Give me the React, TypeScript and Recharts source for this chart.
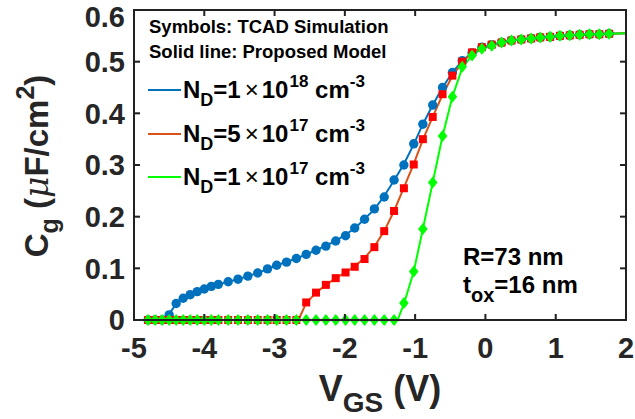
import React from "react";
import { ComposedChart, Line, Scatter, XAxis, YAxis } from "recharts";

const FONT = '"Liberation Sans", Arial, Helvetica, sans-serif';
const INK = "#262626";
const FRAME = "#222";

// TCAD sweep (V)
const vgsTcad = [
  -4.8, -4.7, -4.6, -4.5, -4.4, -4.3, -4.2, -4.1, -4.0, -3.9, -3.8,
  -3.66, -3.52, -3.38, -3.24, -3.1, -2.97, -2.83, -2.69, -2.55, -2.41,
  -2.27, -2.13, -1.99, -1.86, -1.72, -1.58, -1.44, -1.3, -1.16, -1.02,
  -0.89, -0.75, -0.61, -0.47, -0.33, -0.19, -0.05, 0.09, 0.23, 0.37,
  0.51, 0.65, 0.78, 0.92, 1.06, 1.2, 1.34, 1.48, 1.62, 1.76,
];

// TCAD Cg (uF/cm2)
const cgTcad1e18 = [
  0, 0, 0, 0.01, 0.032, 0.042, 0.049, 0.055, 0.06, 0.065, 0.069,
  0.074, 0.079, 0.085, 0.091, 0.099, 0.106, 0.112, 0.119, 0.127, 0.135,
  0.143, 0.153, 0.163, 0.178, 0.195, 0.215, 0.238, 0.271, 0.3, 0.341,
  0.379, 0.416, 0.45, 0.479, 0.502, 0.517, 0.528, 0.533, 0.537, 0.541,
  0.543, 0.545, 0.547, 0.548, 0.55, 0.551, 0.552, 0.553, 0.553, 0.554,
];
const cgTcad5e17 = [
  0, 0, 0, 0, 0, 0, 0, 0, 0, 0, 0,
  0, 0, 0, 0, 0, 0, 0, 0, 0.034, 0.053,
  0.068, 0.081, 0.092, 0.103, 0.118, 0.141, 0.172, 0.211, 0.255, 0.301,
  0.35, 0.393, 0.437, 0.473, 0.5, 0.518, 0.528, 0.533, 0.537, 0.541,
  0.543, 0.545, 0.547, 0.548, 0.55, 0.551, 0.552, 0.553, 0.553, 0.554,
];
const cgTcad1e17 = [
  0, 0, 0, 0, 0, 0, 0, 0, 0, 0, 0,
  0, 0, 0, 0, 0, 0, 0, 0, 0, 0,
  0, 0, 0, 0, 0, 0, 0, 0, 0.033, 0.094,
  0.176, 0.266, 0.356, 0.432, 0.49, 0.512, 0.525, 0.531, 0.537, 0.541,
  0.543, 0.545, 0.547, 0.548, 0.55, 0.551, 0.552, 0.553, 0.553, 0.554,
];

// proposed model curves
const vgsModel1e18 = [
  -4.8, -4.59, -4.5, -4.4, -4.3, -4.2, -4.1, -4.0, -3.8, -3.52, -3.24,
  -2.97, -2.69, -2.41, -2.13, -1.86, -1.58, -1.44, -1.3, -1.16, -1.02,
  -0.89, -0.75, -0.61, -0.47, -0.33, -0.19, -0.05, 0.09, 0.37, 0.78,
  1.2, 1.62, 2.0,
];
const cgModel1e18 = [
  0, 0, 0.012, 0.031, 0.042, 0.049, 0.055, 0.06, 0.069, 0.079, 0.091,
  0.106, 0.119, 0.135, 0.153, 0.177, 0.214, 0.24, 0.27, 0.302, 0.34,
  0.379, 0.416, 0.45, 0.479, 0.502, 0.517, 0.528, 0.533, 0.541, 0.547,
  0.551, 0.5535, 0.555,
];
const vgsModel5e17 = [
  -4.8, -2.66, -2.55, -2.41, -2.27, -2.13, -1.99, -1.86, -1.72, -1.58,
  -1.44, -1.3, -1.16, -1.02, -0.89, -0.75, -0.61, -0.47, -0.33, -0.19,
  -0.05, 0.09, 0.37, 0.78, 1.2, 1.62, 2.0,
];
const cgModel5e17 = [
  0, 0, 0.033, 0.053, 0.068, 0.081, 0.092, 0.104, 0.12, 0.142,
  0.172, 0.211, 0.256, 0.302, 0.349, 0.393, 0.436, 0.472, 0.499, 0.517,
  0.528, 0.533, 0.541, 0.547, 0.551, 0.5535, 0.555,
];
const vgsModel1e17 = [
  -4.8, -1.25, -1.16, -1.02, -0.89, -0.75, -0.61, -0.47, -0.33, -0.19,
  -0.05, 0.09, 0.37, 0.78, 1.2, 1.62, 2.0,
];
const cgModel1e17 = [
  0, 0, 0.031, 0.094, 0.176, 0.266, 0.356, 0.432, 0.488, 0.512,
  0.525, 0.532, 0.541, 0.547, 0.551, 0.5535, 0.555,
];

const xTicks = [-5, -4, -3, -2, -1, 0, 1, 2];
const yTicks = [0, 0.1, 0.2, 0.3, 0.4, 0.5, 0.6];
const X_MIN = -5;
const X_MAX = 2;
const Y_MAX = 0.6;

const BLUE = "#0072BD";
const ORANGE = "#D95319";
const RED = "#FF0000";
const GREEN = "#00FF00";

// layout
const W = 635;
const H = 419;
const M_TOP = 10;
const M_RIGHT = 9;
const Y_AXIS_W = 134;
const X_AXIS_H = 99;
const PLOT_L = Y_AXIS_W;
const PLOT_R = W - M_RIGHT;
const PLOT_T = M_TOP;
const PLOT_B = H - X_AXIS_H;
const TICK_LEN = 6;

const pairs = (xs: number[], ys: number[]) => xs.map((v, i) => ({ v, c: ys[i] }));

const tcad18 = pairs(vgsTcad, cgTcad1e18);
const tcad5 = pairs(vgsTcad, cgTcad5e17);
const tcad17 = pairs(vgsTcad, cgTcad1e17);
const model18 = pairs(vgsModel1e18, cgModel1e18);
const model5 = pairs(vgsModel5e17, cgModel5e17);
const model17 = pairs(vgsModel1e17, cgModel1e17);

const CircleDot = (p: any) => <circle cx={p.cx} cy={p.cy} r={4.7} fill={BLUE} />;
const SquareDot = (p: any) => (
  <rect x={p.cx - 4} y={p.cy - 4} width={8} height={8} fill={RED} />
);
const DiamondDot = (p: any) => (
  <polygon
    points={`${p.cx},${p.cy - 6} ${p.cx + 4.8},${p.cy} ${p.cx},${p.cy + 6} ${p.cx - 4.8},${p.cy}`}
    fill={GREEN}
  />
);

const tickStyle = { fill: INK, fontSize: 29, fontWeight: 700, fontFamily: FONT };

const YLabel = () => (
  <text
    transform="translate(48,166) rotate(-90)"
    textAnchor="middle"
    fontFamily={FONT}
    fontWeight={700}
    fontSize={33}
    fill={INK}
  >
    C<tspan fontSize={25} dy={10}>g</tspan>
    <tspan dy={-10}> (</tspan>
    <tspan fontStyle="italic" fontWeight={400} fontFamily="'DejaVu Serif', serif">μ</tspan>
    <tspan>F/cm</tspan>
    <tspan fontSize={25} dy={-14}>2</tspan>
    <tspan dy={14}>)</tspan>
  </text>
);

const XLabel = () => (
  <text x={380} y={401} textAnchor="middle" fontFamily={FONT} fontWeight={700} fontSize={36} fill={INK}>
    V<tspan fontSize={28} dy={11}>GS</tspan>
    <tspan dy={-11}> (V)</tspan>
  </text>
);

const legendRows = [
  { color: BLUE, base: "1", exp: "18", y: 90 },
  { color: ORANGE, base: "5", exp: "17", y: 134 },
  { color: GREEN, base: "1", exp: "17", y: 177 },
];

// MATLAB-style box with inward ticks on all four sides
const xPos = (t: number) => PLOT_L + ((t - X_MIN) / (X_MAX - X_MIN)) * (PLOT_R - PLOT_L);
const yPos = (t: number) => PLOT_B - (t / Y_MAX) * (PLOT_B - PLOT_T);

const Frame = () => (
  <g stroke={FRAME} strokeWidth={2} fill="none">
    <rect x={PLOT_L} y={PLOT_T} width={PLOT_R - PLOT_L} height={PLOT_B - PLOT_T} />
    {xTicks.map((t) => (
      <g key={`x${t}`}>
        <line x1={xPos(t)} x2={xPos(t)} y1={PLOT_B} y2={PLOT_B - TICK_LEN} />
        <line x1={xPos(t)} x2={xPos(t)} y1={PLOT_T} y2={PLOT_T + TICK_LEN} />
      </g>
    ))}
    {yTicks.map((t) => (
      <g key={`y${t}`}>
        <line x1={PLOT_L} x2={PLOT_L + TICK_LEN} y1={yPos(t)} y2={yPos(t)} />
        <line x1={PLOT_R} x2={PLOT_R - TICK_LEN} y1={yPos(t)} y2={yPos(t)} />
      </g>
    ))}
  </g>
);

const Overlay = () => (
  <svg
    width={W}
    height={H}
    style={{ position: "absolute", left: 0, top: 0, pointerEvents: "none" }}
  >
    <Frame />
    <g fontFamily={FONT} fontWeight={700} fill="#000">
      <text x={149} y={33} fontSize={18.5}>Symbols: TCAD Simulation</text>
      <text x={149} y={58} fontSize={18.5}>Solid line: Proposed Model</text>
      {legendRows.map((r) => (
        <g key={r.y}>
          <line x1={148} x2={181} y1={r.y} y2={r.y} stroke={r.color} strokeWidth={2} />
          <text x={183} y={r.y + 8} fontSize={24}>
            N<tspan fontSize={18} dy={8}>D</tspan>
            <tspan dy={-8}>={r.base}</tspan>
            <tspan fontWeight={400} dx={4}>×</tspan>
            <tspan dx={3}>10</tspan>
            <tspan fontSize={17} dy={-11} dx={1}>{r.exp}</tspan>
            <tspan dy={11}> cm</tspan>
            <tspan fontSize={17} dy={-11}>-3</tspan>
          </text>
        </g>
      ))}
      <text x={463} y={265} fontSize={24}>R=73 nm</text>
      <text x={463} y={293} fontSize={24}>
        t<tspan fontSize={20} dy={9}>ox</tspan>
        <tspan dy={-9}>=16 nm</tspan>
      </text>
    </g>
  </svg>
);

export default function App() {
  return (
    <div style={{ position: "absolute", left: 0, top: 0, width: W, height: H, background: "#fff" }}>
      <ComposedChart width={W} height={H} margin={{ top: M_TOP, right: M_RIGHT, bottom: 0, left: 0 }}>
        <XAxis
          dataKey="v"
          type="number"
          domain={[X_MIN, X_MAX]}
          ticks={xTicks}
          height={X_AXIS_H}
          stroke={INK}
          tickSize={-TICK_LEN}
          tickMargin={23}
          tick={tickStyle}
          label={<XLabel />}
        />
        <YAxis
          dataKey="c"
          type="number"
          domain={[0, Y_MAX]}
          ticks={yTicks}
          width={Y_AXIS_W}
          stroke={INK}
          tickSize={-TICK_LEN}
          tickMargin={15}
          tick={tickStyle}
          label={<YLabel />}
        />

        <Line data={model18} dataKey="c" stroke={BLUE} strokeWidth={2} dot={false} activeDot={false} isAnimationActive={false} />
        <Scatter data={tcad18} dataKey="c" shape={CircleDot} isAnimationActive={false} />
        <Line data={model5} dataKey="c" stroke={ORANGE} strokeWidth={2} dot={false} activeDot={false} isAnimationActive={false} />
        <Scatter data={tcad5} dataKey="c" shape={SquareDot} isAnimationActive={false} />
        <Line data={model17} dataKey="c" stroke={GREEN} strokeWidth={2} dot={false} activeDot={false} isAnimationActive={false} />
        <Scatter data={tcad17} dataKey="c" shape={DiamondDot} isAnimationActive={false} />
      </ComposedChart>
      <Overlay />
    </div>
  );
}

- [Aim]
Return each line that includes "React".

- [Correct answer]
Give me the React, TypeScript and Recharts source for this chart.
import React from "react";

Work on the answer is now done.